__GOAL__: Reproduce the listing below exactly, minus its pictures.

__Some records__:
• • • • •

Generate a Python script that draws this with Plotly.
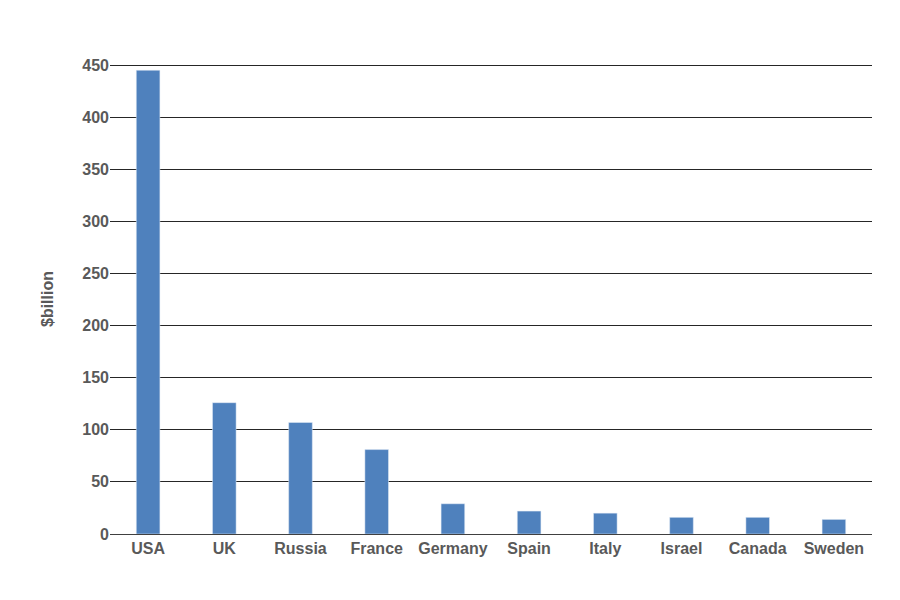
import plotly.graph_objects as go

countries = ["USA", "UK", "Russia", "France", "Germany", "Spain", "Italy", "Israel", "Canada", "Sweden"]
values = [445, 126, 107, 81, 29, 22, 20, 16, 16, 14]
y_ticks = [0, 50, 100, 150, 200, 250, 300, 350, 400, 450]

fig = go.Figure(go.Bar(x=countries, y=values, marker_color="#4f81bd", width=0.31))

font = dict(family="Liberation Sans Narrow, Liberation Sans, Arial", size=16, color="#595959")
fig.update_layout(
    width=900, height=600,
    margin=dict(l=102, r=36, t=56, b=74),
    plot_bgcolor="white", paper_bgcolor="white",
    showlegend=False,
    font=font,
)
fig.update_xaxes(showgrid=False, showline=True, linecolor="#404040", linewidth=1,
                 tickfont=dict(size=16, color="#595959", weight="bold"), ticks="")
fig.update_yaxes(range=[0, 451], tickvals=y_ticks, showgrid=True, gridcolor="#262626",
                 gridwidth=1, zeroline=False, ticks="",
                 tickfont=dict(size=16, color="#595959", weight="bold"),
                 title=dict(text="$billion", font=dict(size=16, color="#595959", weight="bold"),
                            standoff=24))
fig.write_html("out.html")
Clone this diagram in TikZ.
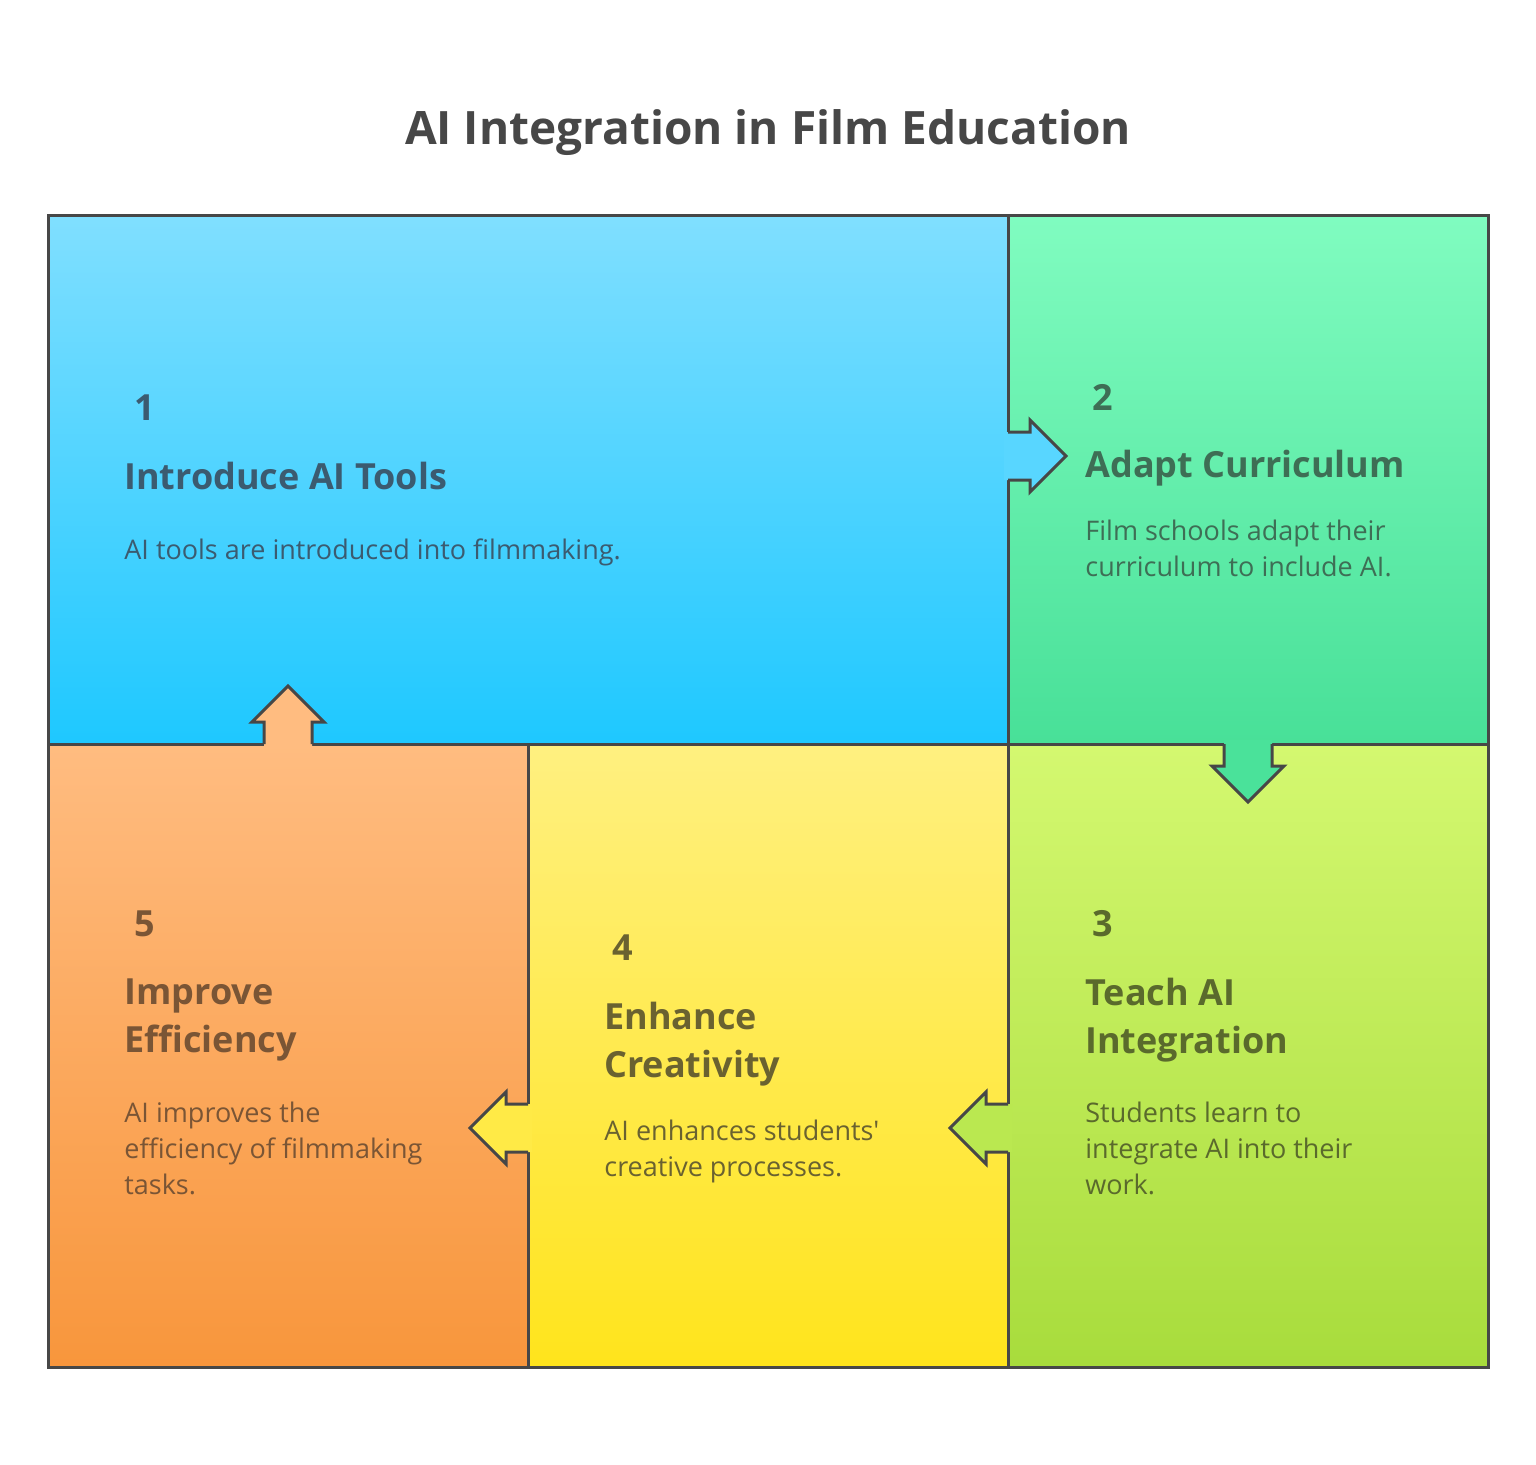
\documentclass[tikz,border=0pt]{standalone}
\usepackage{fontspec}
\setmainfont{Liberation Sans}
\newfontfamily\headfont{Open Sans}
\definecolor{edge}{HTML}{474747}
\definecolor{txtA}{HTML}{3B5B70}
\definecolor{txtB}{HTML}{3E6E55}
\definecolor{txtC}{HTML}{5A6A2C}
\definecolor{txtD}{HTML}{6A6230}
\definecolor{txtE}{HTML}{7A5535}
\tikzset{
  panel/.style={draw=edge, line width=1.5pt},
  arrowfill/.style={line width=1.5pt, draw=edge, line join=miter},
  numtext/.style={anchor=west, inner sep=0pt, font=\headfont\fontsize{18}{22}\selectfont\bfseries},
  headtext/.style={anchor=north west, inner sep=0pt, align=left, font=\headfont\fontsize{18}{24}\selectfont\bfseries},
  bodytext/.style={anchor=north west, inner sep=0pt, align=left, font=\headfont\fontsize{13.5}{18}\selectfont}
}
\begin{document}
\begin{tikzpicture}[x=0.5pt, y=-0.5pt]
  \useasboundingbox[fill=white] (0,0) rectangle (1536,1464);
  \node (title) at (768,133) {\headfont\fontsize{23}{28}\selectfont\bfseries\color{edge}AI Integration in Film Education};

  % panels
  \shade[top color={rgb,255:red,128;green,223;blue,255}, bottom color={rgb,255:red,30;green,200;blue,255}] (48,215) rectangle (1008,744);
  \shade[top color={rgb,255:red,128;green,252;blue,192}, bottom color={rgb,255:red,72;green,224;blue,152}] (1008,215) rectangle (1488,744);
  \shade[top color={rgb,255:red,212;green,248;blue,112}, bottom color={rgb,255:red,168;green,220;blue,60}] (1008,744) rectangle (1488,1367);
  \shade[top color={rgb,255:red,255;green,240;blue,128}, bottom color={rgb,255:red,255;green,228;blue,28}] (528,744) rectangle (1008,1367);
  \shade[top color={rgb,255:red,255;green,188;blue,128}, bottom color={rgb,255:red,248;green,150;blue,60}] (48,744) rectangle (528,1367);
  \draw[panel] (48,215) rectangle (1488,1367);
  \draw[panel] (1008,215) -- (1008,1367);
  \draw[panel] (48,744) -- (1488,744);
  \draw[panel] (528,744) -- (528,1367);

  % arrows
  \fill[fill={rgb,255:red,88;green,214;blue,255}] (1004,432) -- (1030,432) -- (1030,420) -- (1066,456) -- (1030,492) -- (1030,480) -- (1004,480) -- cycle;
  \draw[arrowfill] (1008,432) -- (1030,432) -- (1030,420) -- (1066,456) -- (1030,492) -- (1030,480) -- (1008,480);
  \fill[fill={rgb,255:red,74;green,226;blue,154}] (1224,740) -- (1224,766) -- (1212,766) -- (1248,802) -- (1284,766) -- (1272,766) -- (1272,740) -- cycle;
  \draw[arrowfill] (1224,744) -- (1224,766) -- (1212,766) -- (1248,802) -- (1284,766) -- (1272,766) -- (1272,744);
  \fill[fill={rgb,255:red,186;green,232;blue,80}] (1012,1104) -- (986,1104) -- (986,1092) -- (950,1128) -- (986,1164) -- (986,1152) -- (1012,1152) -- cycle;
  \draw[arrowfill] (1008,1104) -- (986,1104) -- (986,1092) -- (950,1128) -- (986,1164) -- (986,1152) -- (1008,1152);
  \fill[fill={rgb,255:red,255;green,234;blue,70}] (532,1104) -- (506,1104) -- (506,1092) -- (470,1128) -- (506,1164) -- (506,1152) -- (532,1152) -- cycle;
  \draw[arrowfill] (528,1104) -- (506,1104) -- (506,1092) -- (470,1128) -- (506,1164) -- (506,1152) -- (528,1152);
  \fill[fill={rgb,255:red,255;green,188;blue,128}] (264,748) -- (264,722) -- (252,722) -- (288,686) -- (324,722) -- (312,722) -- (312,748) -- cycle;
  \draw[arrowfill] (264,744) -- (264,722) -- (252,722) -- (288,686) -- (324,722) -- (312,722) -- (312,744);

  % texts
  \node[numtext, text=txtA] (num1) at (134,408) {1};
  \node[headtext, text=txtA] (head1) at (124,462) {Introduce AI Tools};
  \node[bodytext, text=txtA] (body1) at (124,538) {AI tools are introduced into filmmaking.};

  \node[numtext, text=txtB] (num2) at (1092,397) {2};
  \node[headtext, text=txtB] (head2) at (1085,450) {Adapt Curriculum};
  \node[bodytext, text=txtB] (body2) at (1085,520) {Film schools adapt their\\curriculum to include AI.};

  \node[numtext, text=txtC] (num3) at (1092,924) {3};
  \node[headtext, text=txtC] (head3) at (1085,978) {Teach AI\\Integration};
  \node[bodytext, text=txtC] (body3) at (1085,1102) {Students learn to\\integrate AI into their\\work.};

  \node[numtext, text=txtD] (num4) at (612,948) {4};
  \node[headtext, text=txtD] (head4) at (604,1002) {Enhance\\Creativity};
  \node[bodytext, text=txtD] (body4) at (604,1120) {AI enhances students'\\creative processes.};

  \node[numtext, text=txtE] (num5) at (134,924) {5};
  \node[headtext, text=txtE] (head5) at (124,978) {Improve\\Efficiency};
  \node[bodytext, text=txtE] (body5) at (124,1102) {AI improves the\\efficiency of filmmaking\\tasks.};
\end{tikzpicture}
\end{document}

• • • • •

__FINISHED ANSWER__:
Generate a Python script that draws this with Plotly.
import plotly.graph_objects as go

countries = ["USA", "UK", "Russia", "France", "Germany", "Spain", "Italy", "Israel", "Canada", "Sweden"]
values = [445, 126, 107, 81, 29, 22, 20, 16, 16, 14]
y_ticks = [0, 50, 100, 150, 200, 250, 300, 350, 400, 450]

fig = go.Figure(go.Bar(x=countries, y=values, marker_color="#4f81bd", width=0.31))

font = dict(family="Liberation Sans Narrow, Liberation Sans, Arial", size=16, color="#595959")
fig.update_layout(
    width=900, height=600,
    margin=dict(l=102, r=36, t=56, b=74),
    plot_bgcolor="white", paper_bgcolor="white",
    showlegend=False,
    font=font,
)
fig.update_xaxes(showgrid=False, showline=True, linecolor="#404040", linewidth=1,
                 tickfont=dict(size=16, color="#595959", weight="bold"), ticks="")
fig.update_yaxes(range=[0, 451], tickvals=y_ticks, showgrid=True, gridcolor="#262626",
                 gridwidth=1, zeroline=False, ticks="",
                 tickfont=dict(size=16, color="#595959", weight="bold"),
                 title=dict(text="$billion", font=dict(size=16, color="#595959", weight="bold"),
                            standoff=24))
fig.write_html("out.html")
Clone this diagram in TikZ.
\documentclass[tikz,border=0pt]{standalone}
\usepackage{fontspec}
\setmainfont{Liberation Sans}
\newfontfamily\headfont{Open Sans}
\definecolor{edge}{HTML}{474747}
\definecolor{txtA}{HTML}{3B5B70}
\definecolor{txtB}{HTML}{3E6E55}
\definecolor{txtC}{HTML}{5A6A2C}
\definecolor{txtD}{HTML}{6A6230}
\definecolor{txtE}{HTML}{7A5535}
\tikzset{
  panel/.style={draw=edge, line width=1.5pt},
  arrowfill/.style={line width=1.5pt, draw=edge, line join=miter},
  numtext/.style={anchor=west, inner sep=0pt, font=\headfont\fontsize{18}{22}\selectfont\bfseries},
  headtext/.style={anchor=north west, inner sep=0pt, align=left, font=\headfont\fontsize{18}{24}\selectfont\bfseries},
  bodytext/.style={anchor=north west, inner sep=0pt, align=left, font=\headfont\fontsize{13.5}{18}\selectfont}
}
\begin{document}
\begin{tikzpicture}[x=0.5pt, y=-0.5pt]
  \useasboundingbox[fill=white] (0,0) rectangle (1536,1464);
  \node (title) at (768,133) {\headfont\fontsize{23}{28}\selectfont\bfseries\color{edge}AI Integration in Film Education};

  % panels
  \shade[top color={rgb,255:red,128;green,223;blue,255}, bottom color={rgb,255:red,30;green,200;blue,255}] (48,215) rectangle (1008,744);
  \shade[top color={rgb,255:red,128;green,252;blue,192}, bottom color={rgb,255:red,72;green,224;blue,152}] (1008,215) rectangle (1488,744);
  \shade[top color={rgb,255:red,212;green,248;blue,112}, bottom color={rgb,255:red,168;green,220;blue,60}] (1008,744) rectangle (1488,1367);
  \shade[top color={rgb,255:red,255;green,240;blue,128}, bottom color={rgb,255:red,255;green,228;blue,28}] (528,744) rectangle (1008,1367);
  \shade[top color={rgb,255:red,255;green,188;blue,128}, bottom color={rgb,255:red,248;green,150;blue,60}] (48,744) rectangle (528,1367);
  \draw[panel] (48,215) rectangle (1488,1367);
  \draw[panel] (1008,215) -- (1008,1367);
  \draw[panel] (48,744) -- (1488,744);
  \draw[panel] (528,744) -- (528,1367);

  % arrows
  \fill[fill={rgb,255:red,88;green,214;blue,255}] (1004,432) -- (1030,432) -- (1030,420) -- (1066,456) -- (1030,492) -- (1030,480) -- (1004,480) -- cycle;
  \draw[arrowfill] (1008,432) -- (1030,432) -- (1030,420) -- (1066,456) -- (1030,492) -- (1030,480) -- (1008,480);
  \fill[fill={rgb,255:red,74;green,226;blue,154}] (1224,740) -- (1224,766) -- (1212,766) -- (1248,802) -- (1284,766) -- (1272,766) -- (1272,740) -- cycle;
  \draw[arrowfill] (1224,744) -- (1224,766) -- (1212,766) -- (1248,802) -- (1284,766) -- (1272,766) -- (1272,744);
  \fill[fill={rgb,255:red,186;green,232;blue,80}] (1012,1104) -- (986,1104) -- (986,1092) -- (950,1128) -- (986,1164) -- (986,1152) -- (1012,1152) -- cycle;
  \draw[arrowfill] (1008,1104) -- (986,1104) -- (986,1092) -- (950,1128) -- (986,1164) -- (986,1152) -- (1008,1152);
  \fill[fill={rgb,255:red,255;green,234;blue,70}] (532,1104) -- (506,1104) -- (506,1092) -- (470,1128) -- (506,1164) -- (506,1152) -- (532,1152) -- cycle;
  \draw[arrowfill] (528,1104) -- (506,1104) -- (506,1092) -- (470,1128) -- (506,1164) -- (506,1152) -- (528,1152);
  \fill[fill={rgb,255:red,255;green,188;blue,128}] (264,748) -- (264,722) -- (252,722) -- (288,686) -- (324,722) -- (312,722) -- (312,748) -- cycle;
  \draw[arrowfill] (264,744) -- (264,722) -- (252,722) -- (288,686) -- (324,722) -- (312,722) -- (312,744);

  % texts
  \node[numtext, text=txtA] (num1) at (134,408) {1};
  \node[headtext, text=txtA] (head1) at (124,462) {Introduce AI Tools};
  \node[bodytext, text=txtA] (body1) at (124,538) {AI tools are introduced into filmmaking.};

  \node[numtext, text=txtB] (num2) at (1092,397) {2};
  \node[headtext, text=txtB] (head2) at (1085,450) {Adapt Curriculum};
  \node[bodytext, text=txtB] (body2) at (1085,520) {Film schools adapt their\\curriculum to include AI.};

  \node[numtext, text=txtC] (num3) at (1092,924) {3};
  \node[headtext, text=txtC] (head3) at (1085,978) {Teach AI\\Integration};
  \node[bodytext, text=txtC] (body3) at (1085,1102) {Students learn to\\integrate AI into their\\work.};

  \node[numtext, text=txtD] (num4) at (612,948) {4};
  \node[headtext, text=txtD] (head4) at (604,1002) {Enhance\\Creativity};
  \node[bodytext, text=txtD] (body4) at (604,1120) {AI enhances students'\\creative processes.};

  \node[numtext, text=txtE] (num5) at (134,924) {5};
  \node[headtext, text=txtE] (head5) at (124,978) {Improve\\Efficiency};
  \node[bodytext, text=txtE] (body5) at (124,1102) {AI improves the\\efficiency of filmmaking\\tasks.};
\end{tikzpicture}
\end{document}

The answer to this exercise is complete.